What about your bank and FINTRAC?
There is a separate worry that people mix up with tax: the bank flagging a deposit.
Canadian banks are required to report large cash transactions to FINTRAC, the financial intelligence agency. A large lump-sum deposit can trigger an internal flag or a question from your bank. This is an anti-money-laundering measure, not a tax assessment. Being asked to explain a deposit is not the same as owing tax on it.
If your bank or the CRA ever asks, the answer is straightforward when you have kept a record. You show that the deposit is your turn in a savings circle, the names of the group, the contribution amount, and the schedule. A return of pooled contributions is a complete and honest explanation. The people who run into trouble are the ones who cannot account for where the money came from, not the ones who saved in a circle.
This is one of the quiet advantages of running a circle with a record instead of loose cash.
How to keep your savings circle clean
A few habits remove almost all of the uncertainty.
- Keep a simple ledger. Who is in the group, how much each person contributes, on what dates, and who receives each round. One shared sheet is enough.
- Do not add interest or fees unless you are prepared to treat that as income and report it. The simplest circles are also the cleanest for tax.

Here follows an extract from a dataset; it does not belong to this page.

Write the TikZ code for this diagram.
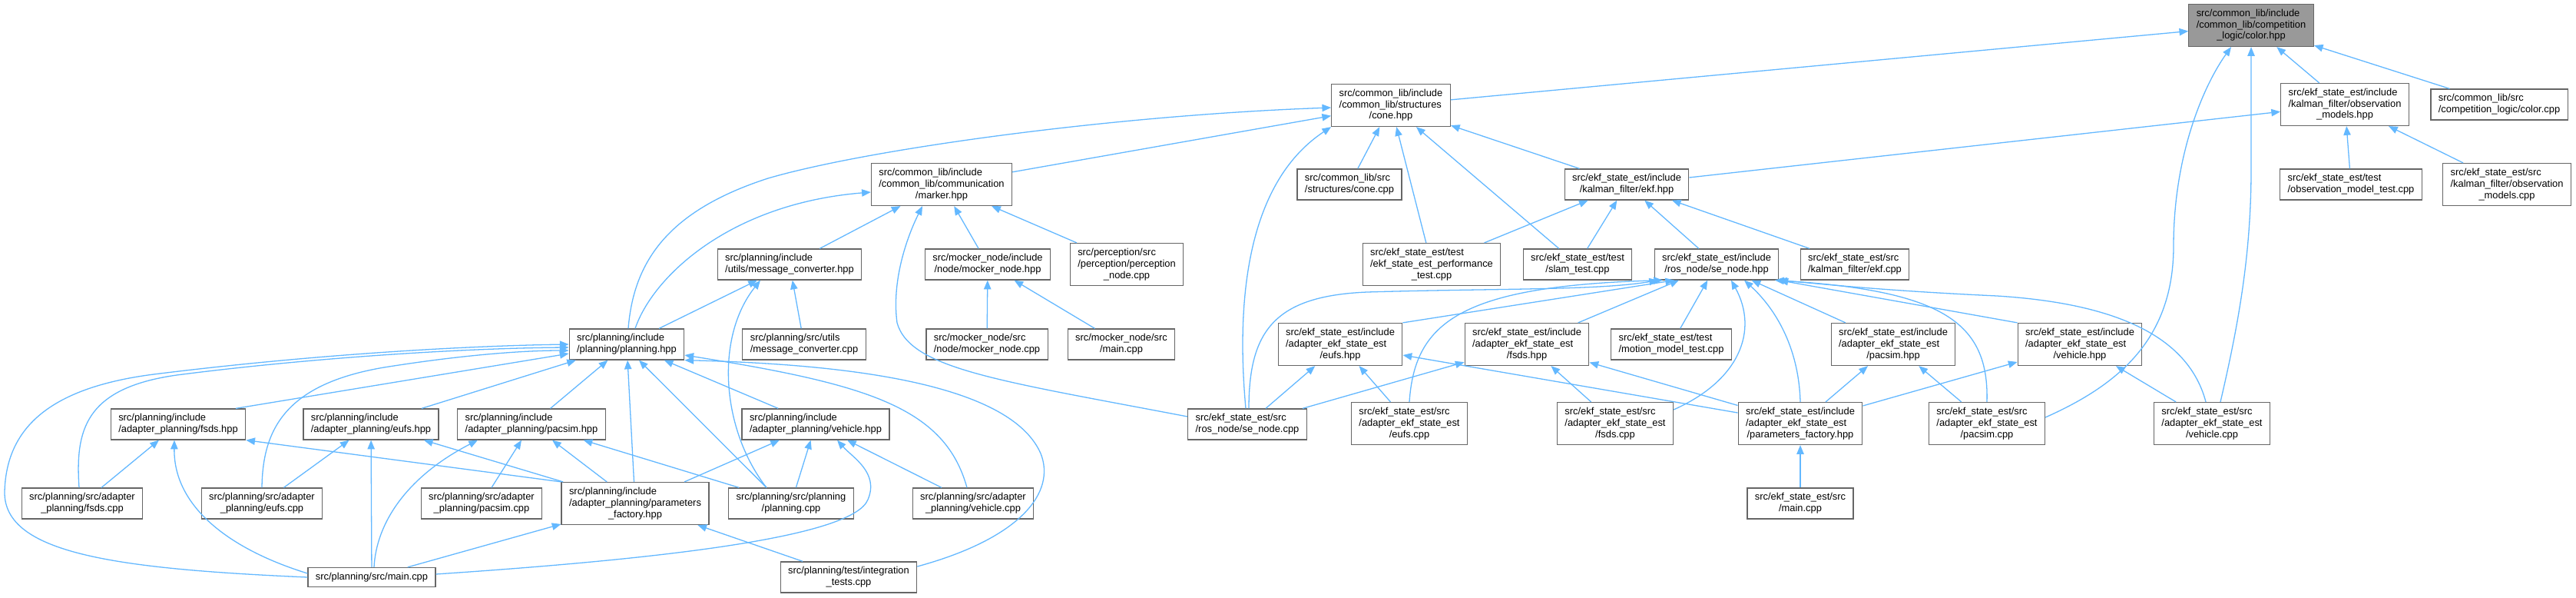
\documentclass[tikz,border=0pt]{standalone}
\usepackage{fontspec}
\setmainfont{Liberation Sans}
\usetikzlibrary{arrows.meta}
\definecolor{edgeblue}{HTML}{63B8FF}
\definecolor{boxgray}{HTML}{666666}
\definecolor{maingray}{HTML}{999999}
\newcommand{\twoline}[2]{\begin{tabular}{@{}l@{}}#1\\\multicolumn{1}{@{}c@{}}{#2}\end{tabular}}
\newcommand{\threeline}[3]{\begin{tabular}{@{}l@{}}#1\\#2\\\multicolumn{1}{@{}c@{}}{#3}\end{tabular}}

\begin{document}
\begin{tikzpicture}[x=0.03cm, y=-0.03cm,
  file/.style={draw=boxgray, fill=white, line width=1pt, inner xsep=8.5pt, inner ysep=4.3pt, font=\fontsize{11}{12.8}\selectfont},
  dep/.style={draw=edgeblue, line width=1.1pt, -{Triangle[length=10pt,width=8pt]}}]
\path[use as bounding box, fill=white] (0,0) rectangle (3354,777);

\node[file, fill=maingray] (colorh) at (2931,33) {\threeline{src/common\_lib/include}{/common\_lib/competition}{\_logic/color.hpp}};
\node[file] (coneh) at (1811,137) {\threeline{src/common\_lib/include}{/common\_lib/structures}{/cone.hpp}};
\node[file] (obsh) at (3053,136) {\threeline{src/ekf\_state\_est/include}{/kalman\_filter/observation}{\_models.hpp}};
\node[file] (colorc) at (3254,136) {\twoline{src/common\_lib/src}{/competition\_logic/color.cpp}};
\node[file] (markerh) at (1226,240) {\threeline{src/common\_lib/include}{/common\_lib/communication}{/marker.hpp}};
\node[file] (conec) at (1757,240) {\twoline{src/common\_lib/src}{/structures/cone.cpp}};
\node[file] (ekfh) at (2118,240) {\twoline{src/ekf\_state\_est/include}{/kalman\_filter/ekf.hpp}};
\node[file] (obstest) at (3061,240) {\twoline{src/ekf\_state\_est/test}{/observation\_model\_test.cpp}};
\node[file] (obsc) at (3264,240) {\threeline{src/ekf\_state\_est/src}{/kalman\_filter/observation}{\_models.cpp}};
\node[file] (convh) at (1028,344) {\twoline{src/planning/include}{/utils/message\_converter.hpp}};
\node[file] (mockh) at (1286,344) {\twoline{src/mocker\_node/include}{/node/mocker\_node.hpp}};
\node[file] (percc) at (1467,344) {\threeline{src/perception/src}{/perception/perception}{\_node.cpp}};
\node[file] (perftest) at (1864,344) {\threeline{src/ekf\_state\_est/test}{/ekf\_state\_est\_performance}{\_test.cpp}};
\node[file] (slamtest) at (2054,344) {\twoline{src/ekf\_state\_est/test}{/slam\_test.cpp}};
\node[file] (senodeh) at (2235,344) {\twoline{src/ekf\_state\_est/include}{/ros\_node/se\_node.hpp}};
\node[file] (ekfc) at (2415,344) {\twoline{src/ekf\_state\_est/src}{/kalman\_filter/ekf.cpp}};
\node[file] (planh) at (816,448) {\twoline{src/planning/include}{/planning/planning.hpp}};
\node[file] (convc) at (1047,448) {\twoline{src/planning/src/utils}{/message\_converter.cpp}};
\node[file] (mockc) at (1285,448) {\twoline{src/mocker\_node/src}{/node/mocker\_node.cpp}};
\node[file] (mockmain) at (1460,448) {\twoline{src/mocker\_node/src}{/main.cpp}};
\node[file] (eeufsh) at (1745,448) {\threeline{src/ekf\_state\_est/include}{/adapter\_ekf\_state\_est}{/eufs.hpp}};
\node[file] (efsdsh) at (1988,448) {\threeline{src/ekf\_state\_est/include}{/adapter\_ekf\_state\_est}{/fsds.hpp}};
\node[file] (motiontest) at (2176,448) {\twoline{src/ekf\_state\_est/test}{/motion\_model\_test.cpp}};
\node[file] (epacsimh) at (2465,448) {\threeline{src/ekf\_state\_est/include}{/adapter\_ekf\_state\_est}{/pacsim.hpp}};
\node[file] (evehh) at (2708,448) {\threeline{src/ekf\_state\_est/include}{/adapter\_ekf\_state\_est}{/vehicle.hpp}};
\node[file] (pfsdsh) at (232,552) {\twoline{src/planning/include}{/adapter\_planning/fsds.hpp}};
\node[file] (peufsh) at (483,552) {\twoline{src/planning/include}{/adapter\_planning/eufs.hpp}};
\node[file] (ppacsimh) at (692,552) {\twoline{src/planning/include}{/adapter\_planning/pacsim.hpp}};
\node[file] (pvehh) at (1062,552) {\twoline{src/planning/include}{/adapter\_planning/vehicle.hpp}};
\node[file] (senodec) at (1624,552) {\twoline{src/ekf\_state\_est/src}{/ros\_node/se\_node.cpp}};
\node[file] (eeufsc) at (1835,551) {\threeline{src/ekf\_state\_est/src}{/adapter\_ekf\_state\_est}{/eufs.cpp}};
\node[file] (efsdsc) at (2103,551) {\threeline{src/ekf\_state\_est/src}{/adapter\_ekf\_state\_est}{/fsds.cpp}};
\node[file] (eparamh) at (2344,551) {\threeline{src/ekf\_state\_est/include}{/adapter\_ekf\_state\_est}{/parameters\_factory.hpp}};
\node[file] (epacsimc) at (2587,551) {\threeline{src/ekf\_state\_est/src}{/adapter\_ekf\_state\_est}{/pacsim.cpp}};
\node[file] (evehc) at (2880,551) {\threeline{src/ekf\_state\_est/src}{/adapter\_ekf\_state\_est}{/vehicle.cpp}};
\node[file] (pfsdsc) at (107,655) {\twoline{src/planning/src/adapter}{\_planning/fsds.cpp}};
\node[file] (peufsc) at (341,655) {\twoline{src/planning/src/adapter}{\_planning/eufs.cpp}};
\node[file] (ppacsimc) at (627,655) {\twoline{src/planning/src/adapter}{\_planning/pacsim.cpp}};
\node[file] (pparamh) at (827,655) {\threeline{src/planning/include}{/adapter\_planning/parameters}{\_factory.hpp}};
\node[file] (planc) at (1030,655) {\twoline{src/planning/src/planning}{/planning.cpp}};
\node[file] (pvehc) at (1267,655) {\twoline{src/planning/src/adapter}{\_planning/vehicle.cpp}};
\node[file] (emain) at (2344,655) {\twoline{src/ekf\_state\_est/src}{/main.cpp}};
\node[file] (pmain) at (484,751) {\strut src/planning/src/main.cpp};
\node[file] (itest) at (1105,751) {\twoline{src/planning/test/integration}{\_tests.cpp}};

\draw[dep] (coneh) -- (colorh);
\draw[dep] (obsh) -- (colorh);
\draw[dep] (colorc) -- (colorh);
\draw[dep] ([shift={(0,-8)}]epacsimc.east) .. controls (2760,500) and (2830,440) .. (2830,320) .. controls (2830,200) and (2870,110) .. ([shift={(-26,0)}]colorh.south);
\draw[dep] ([shift={(11,0)}]evehc.north) .. controls (2915,420) and (2931,330) .. (2931,220) -- (colorh.south);
\draw[dep] (ekfh) -- (obsh);
\draw[dep] (obstest) -- (obsh);
\draw[dep] (obsc) -- (obsh);

\draw[dep] (markerh) -- (coneh);
\draw[dep] ([shift={(2,0)}]planh.north) .. controls (825,340) and (870,274) .. (1000,232) .. controls (1130,194) and (1450,150) .. ([shift={(0,3)}]coneh.west);
\draw[dep] (conec) -- (coneh);
\draw[dep] (perftest) -- (coneh);
\draw[dep] (slamtest) -- (coneh);
\draw[dep] (ekfh) -- (coneh);
\draw[dep] ([shift={(-2,0)}]senodec.north) .. controls (1610,400) and (1620,240) .. (coneh.south west);

\draw[dep] ([shift={(11,0)}]planh.north) .. controls (850,360) and (950,265) .. ([shift={(0,10)}]markerh.west);
\draw[dep] (convh) -- (markerh);
\draw[dep] (mockh) -- (markerh);
\draw[dep] (percc) -- (markerh);
\draw[dep] ([shift={(0,-10)}]senodec.west) .. controls (1300,495) and (1185,480) .. (1168,420) .. controls (1160,360) and (1185,300) .. ([shift={(-25,0)}]markerh.south);

\draw[dep] (planh) -- (convh);
\draw[dep] ([shift={(-32,0)}]planc.north) .. controls (940,560) and (930,440) .. ([shift={(-38,0)}]convh.south);
\draw[dep] (convc) -- (convh);
\draw[dep] (mockc) -- (mockh);
\draw[dep] (mockmain) -- (mockh);

\draw[dep] (perftest) -- (ekfh);
\draw[dep] (slamtest) -- (ekfh);
\draw[dep] (senodeh) -- (ekfh);
\draw[dep] (ekfc) -- (ekfh);

\draw[dep] ([shift={(2,0)}]senodec.north) .. controls (1626,430) and (1660,385) .. (1780,380) .. controls (1950,375) and (2080,378) .. ([shift={(-76,0)}]senodeh.south);
\draw[dep] (eeufsh.north east) -- ([shift={(-55,0)}]senodeh.south);
\draw[dep] (efsdsh) -- (senodeh);
\draw[dep] (motiontest) -- (senodeh);
\draw[dep] (eeufsc.north) .. controls (1842,420) and (1900,372) .. ([shift={(-70,0)}]senodeh.south);
\draw[dep] ([shift={(0,-18)}]efsdsc.east) .. controls (2265,495) and (2290,430) .. ([shift={(19,0)}]senodeh.south);
\draw[dep] (eparamh.north) .. controls (2342,450) and (2310,400) .. ([shift={(36,0)}]senodeh.south);
\draw[dep] (epacsimh) -- (senodeh);
\draw[dep] (epacsimc.north) .. controls (2590,420) and (2530,378) .. ([shift={(76,0)}]senodeh.south);
\draw[dep] (evehh.north west) -- (senodeh.south east);
\draw[dep] ([shift={(-8,0)}]evehc.north) .. controls (2850,440) and (2760,395) .. (2600,385) .. controls (2450,378) and (2380,370) .. ([shift={(80,0)}]senodeh.south);

\draw[dep] (senodec) -- (eeufsh);
\draw[dep] (eeufsc) -- (eeufsh);
\draw[dep] (eparamh) -- (eeufsh);
\draw[dep] (senodec) -- (efsdsh);
\draw[dep] (efsdsc) -- (efsdsh);
\draw[dep] (eparamh) -- (efsdsh);
\draw[dep] (eparamh) -- (epacsimh);
\draw[dep] (epacsimc) -- (epacsimh);
\draw[dep] (eparamh) -- (evehh);
\draw[dep] (evehc) -- (evehh);
\draw[dep] (emain) -- (eparamh);

\draw[dep] ([shift={(75,0)}]pfsdsh.north) -- ([shift={(0,12)}]planh.west);
\draw[dep] (peufsh) -- (planh);
\draw[dep] (ppacsimh) -- (planh);
\draw[dep] (pparamh) -- (planh);
\draw[dep] ([shift={(-32,0)}]planc.north) -- ([shift={(16,0)}]planh.south);
\draw[dep] (pvehh) -- (planh);
\draw[dep] ([shift={(-8,0)}]pvehc.north) .. controls (1230,530) and (1130,500) .. ([shift={(0,14)}]planh.east);
\draw[dep] ([shift={(0,-14)}]itest.east) .. controls (1330,700) and (1375,640) .. (1355,590) .. controls (1320,510) and (1150,475) .. (planh.south east);
\draw[dep] ([shift={(-4,0)}]pfsdsc.north) .. controls (98,560) and (110,505) .. (230,488) .. controls (400,466) and (600,453) .. ([shift={(0,4)}]planh.west);
\draw[dep] (peufsc.north) .. controls (342,560) and (370,500) .. (500,478) .. controls (600,462) and (680,456) .. ([shift={(0,8)}]planh.west);
\draw[dep] (pmain.west) .. controls (150,740) and (5,720) .. (6,640) .. controls (8,560) and (60,505) .. (200,487) .. controls (400,462) and (600,450) .. (planh.west);

\draw[dep] (pfsdsc) -- (pfsdsh);
\draw[dep] ([shift={(0,-5)}]pmain.west) .. controls (300,715) and (226,660) .. ([shift={(-5,0)}]pfsdsh.south);
\draw[dep] (pparamh.north west) -- (pfsdsh.south east);
\draw[dep] (peufsc) -- (peufsh);
\draw[dep] (pmain) -- (peufsh);
\draw[dep] (pparamh) -- (peufsh);
\draw[dep] ([shift={(3,0)}]pmain.north) .. controls (490,680) and (530,620) .. ([shift={(-70,0)}]ppacsimh.south);
\draw[dep] (ppacsimc) -- (ppacsimh);
\draw[dep] (pparamh) -- (ppacsimh);
\draw[dep] (planc) -- (ppacsimh);
\draw[dep] (pparamh) -- (pvehh);
\draw[dep] (planc) -- (pvehh);
\draw[dep] ([shift={(0,-4)}]pmain.east) .. controls (850,728) and (1110,700) .. (1130,650) .. controls (1145,615) and (1110,595) .. ([shift={(28,0)}]pvehh.south);
\draw[dep] (pvehc) -- (pvehh);
\draw[dep] (pmain) -- (pparamh);
\draw[dep] (itest) -- (pparamh);
\end{tikzpicture}
\end{document}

- Keep contributions personal. A circle of friends, family, or a faith or workplace community is a private arrangement. Taking money from the general public with a promise of returns is not, and invites regulation.
- Save your records for six years. That is the window the CRA generally expects you to be able to support what is on, or not on, your return.

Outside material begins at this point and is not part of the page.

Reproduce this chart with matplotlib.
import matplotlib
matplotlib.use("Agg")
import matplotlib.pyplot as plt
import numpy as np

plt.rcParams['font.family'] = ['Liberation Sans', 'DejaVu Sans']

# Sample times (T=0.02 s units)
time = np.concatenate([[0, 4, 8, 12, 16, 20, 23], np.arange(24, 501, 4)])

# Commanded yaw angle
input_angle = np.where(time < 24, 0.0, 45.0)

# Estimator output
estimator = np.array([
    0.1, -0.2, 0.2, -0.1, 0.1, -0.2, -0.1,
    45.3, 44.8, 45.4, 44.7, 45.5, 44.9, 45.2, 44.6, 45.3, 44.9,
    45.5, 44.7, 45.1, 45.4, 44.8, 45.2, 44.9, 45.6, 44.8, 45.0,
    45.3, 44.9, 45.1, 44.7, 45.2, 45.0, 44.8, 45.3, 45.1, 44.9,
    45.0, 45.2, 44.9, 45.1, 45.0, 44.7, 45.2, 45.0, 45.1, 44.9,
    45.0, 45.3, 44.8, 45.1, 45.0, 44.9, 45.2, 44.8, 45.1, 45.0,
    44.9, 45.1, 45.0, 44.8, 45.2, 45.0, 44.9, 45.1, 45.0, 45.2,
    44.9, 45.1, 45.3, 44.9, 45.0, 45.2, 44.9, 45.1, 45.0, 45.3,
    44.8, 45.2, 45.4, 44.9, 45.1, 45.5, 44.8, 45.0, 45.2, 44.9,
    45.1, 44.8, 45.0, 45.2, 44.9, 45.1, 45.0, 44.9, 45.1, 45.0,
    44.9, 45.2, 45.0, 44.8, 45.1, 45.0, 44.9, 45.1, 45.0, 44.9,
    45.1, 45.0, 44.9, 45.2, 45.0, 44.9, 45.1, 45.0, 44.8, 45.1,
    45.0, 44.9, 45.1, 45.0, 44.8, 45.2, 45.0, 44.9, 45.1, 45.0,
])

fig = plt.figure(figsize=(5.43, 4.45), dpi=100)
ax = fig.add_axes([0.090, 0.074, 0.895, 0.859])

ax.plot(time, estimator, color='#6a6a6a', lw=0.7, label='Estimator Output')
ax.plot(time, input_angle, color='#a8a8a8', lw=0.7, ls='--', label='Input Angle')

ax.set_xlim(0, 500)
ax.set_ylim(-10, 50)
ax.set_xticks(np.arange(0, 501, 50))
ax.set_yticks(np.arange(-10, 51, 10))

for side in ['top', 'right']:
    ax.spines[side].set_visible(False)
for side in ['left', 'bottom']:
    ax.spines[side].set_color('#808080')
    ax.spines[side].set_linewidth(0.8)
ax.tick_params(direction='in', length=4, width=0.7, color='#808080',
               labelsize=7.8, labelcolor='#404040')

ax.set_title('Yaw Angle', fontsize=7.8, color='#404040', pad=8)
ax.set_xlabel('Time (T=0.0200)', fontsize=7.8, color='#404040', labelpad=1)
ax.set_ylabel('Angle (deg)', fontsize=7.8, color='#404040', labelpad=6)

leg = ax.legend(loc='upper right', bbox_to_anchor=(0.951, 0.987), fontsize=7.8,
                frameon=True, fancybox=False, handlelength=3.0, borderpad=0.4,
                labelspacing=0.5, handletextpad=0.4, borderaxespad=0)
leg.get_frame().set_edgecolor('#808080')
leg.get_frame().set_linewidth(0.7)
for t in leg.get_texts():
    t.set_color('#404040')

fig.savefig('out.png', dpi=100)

None of this is heavy. It is the same record-keeping that makes a circle run smoothly anyway.
Where Wiremi fits
The record-keeping above is exactly what Wiremi does automatically. When you run your circle on Wiremi, every contribution and every payout is logged on a verifiable ledger, with dates, amounts, and members. If a bank or the CRA ever asks you to explain a deposit, the record is already there, clean and timestamped, instead of living in someone's notebook or group chat.

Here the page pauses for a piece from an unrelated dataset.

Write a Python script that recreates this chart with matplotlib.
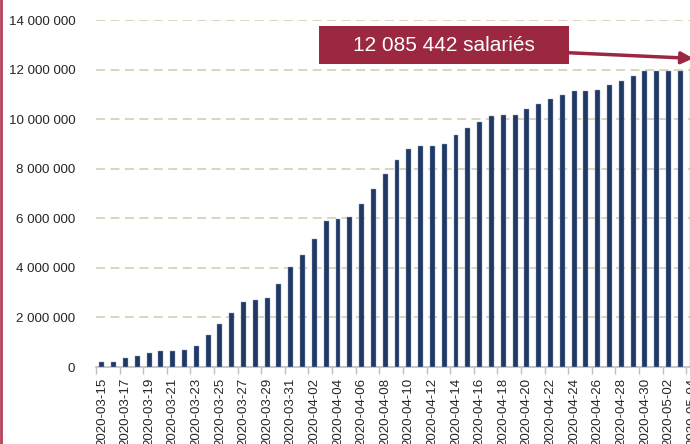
import matplotlib
matplotlib.use("Agg")
import matplotlib.pyplot as plt
from matplotlib.patches import Rectangle
from matplotlib.lines import Line2D
import pandas as pd

# cumulative number of employees (chomage partiel), read from chart
dates = pd.date_range("2020-03-15", "2020-05-04").strftime("%Y-%m-%d").tolist()
salaries = [
    190000, 190000, 350000, 460000, 560000, 660000, 660000, 670000, 860000, 1280000,
    1720000, 2180000, 2620000, 2700000, 2800000, 3360000, 4020000, 4530000, 5160000, 5890000,
    5980000, 6040000, 6590000, 7170000, 7770000, 8360000, 8790000, 8900000, 8930000, 8990000,
    9350000, 9640000, 9880000, 10120000, 10150000, 10170000, 10390000, 10600000, 10800000, 10970000,
    11130000, 11150000, 11160000, 11390000, 11550000, 11730000, 11950000, 11950000, 11960000, 11960000,
    12085442,
]
yticks = [0, 2000000, 4000000, 6000000, 8000000, 10000000, 12000000, 14000000]
annot_text = "12 085 442 salariés"

navy = "#1F3864"
wine = "#9B2740"
fnt = ["Liberation Sans", "DejaVu Sans"]

fig = plt.figure(figsize=(6.9, 4.44), dpi=100)
ax = fig.add_axes([96 / 690, 77 / 444, 602 / 690, 347 / 444])

x = list(range(len(dates)))
ax.bar(x, salaries, width=0.42, color=navy, edgecolor="#8FA3C0", linewidth=0.3, zorder=3)

ax.set_xlim(-0.5, len(dates) - 0.5)
ax.set_ylim(0, 14000000)

ax.set_yticks(yticks)
ax.set_yticklabels([f"{v:,}".replace(",", " ") for v in yticks], fontfamily=fnt,
                   fontsize=9.6, color="#262626")
ax.tick_params(axis="y", length=0, pad=15)
ax.yaxis.grid(True, color="#D8D3B8", linestyle=(0, (5, 3)), linewidth=1.3, zorder=0)

ax.set_xticks(x[::2])
ax.set_xticklabels(dates[::2], rotation=90, fontfamily=fnt, fontsize=9.6, color="#262626")
ax.set_xticks([i - 0.5 for i in x[::2]], minor=True)
ax.tick_params(axis="x", which="major", length=0, pad=8)
ax.tick_params(axis="x", which="minor", length=5, color="#BFBFBF", width=1)

for s in ["top", "right", "left"]:
    ax.spines[s].set_visible(False)
ax.spines["bottom"].set_color("#BFBFBF")
ax.spines["bottom"].set_linewidth(1.2)

# annotation box + arrow
ax.add_patch(Rectangle((18.35, 12.22e6), 21.2, 1.54e6, facecolor=wine, edgecolor="none",
                       zorder=5, clip_on=False))
ax.text(28.95, 12.99e6, annot_text, ha="center", va="center", color="white",
        fontsize=15, fontfamily=fnt, zorder=6)
ax.annotate("", xy=(50.1, 12.45e6), xytext=(39.5, 12.68e6),
            arrowprops=dict(arrowstyle="-|>,head_length=0.7,head_width=0.35",
                            color=wine, lw=2.5, shrinkA=0, shrinkB=0),
            zorder=5, annotation_clip=False)

# left frame line
fig.add_artist(Line2D([0.002, 0.002], [0, 1], color="#B8405C", lw=2, transform=fig.transFigure))

fig.savefig("out.png", dpi=100)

We are honest about the boundaries. Wiremi does not give tax advice and does not change your tax obligations. What it does is remove the "I cannot prove where this came from" problem, and turn your circle into the kind of documented financial behaviour that supports your Wiremi Passport, the record we are building toward future credit-bureau reporting. CAD funding rails are not live yet, expected around Q3 2026, and we will say so plainly until they are.
The bottom line
A normal ROSCA payout is not taxable in Canada, because it is your own pooled money coming back, not income. Canada has no gift tax either, so the everyday circle among friends creates nothing to report. The only time tax enters is when someone profits: a fee, interest, or a return above contributions. Keep a simple record, keep the circle personal, and you keep it clean. When in doubt on your specific numbers, ask a Canadian accountant. That is general guidance, not tax advice, but for most circles the honest answer is the simplest one: there is nothing to report.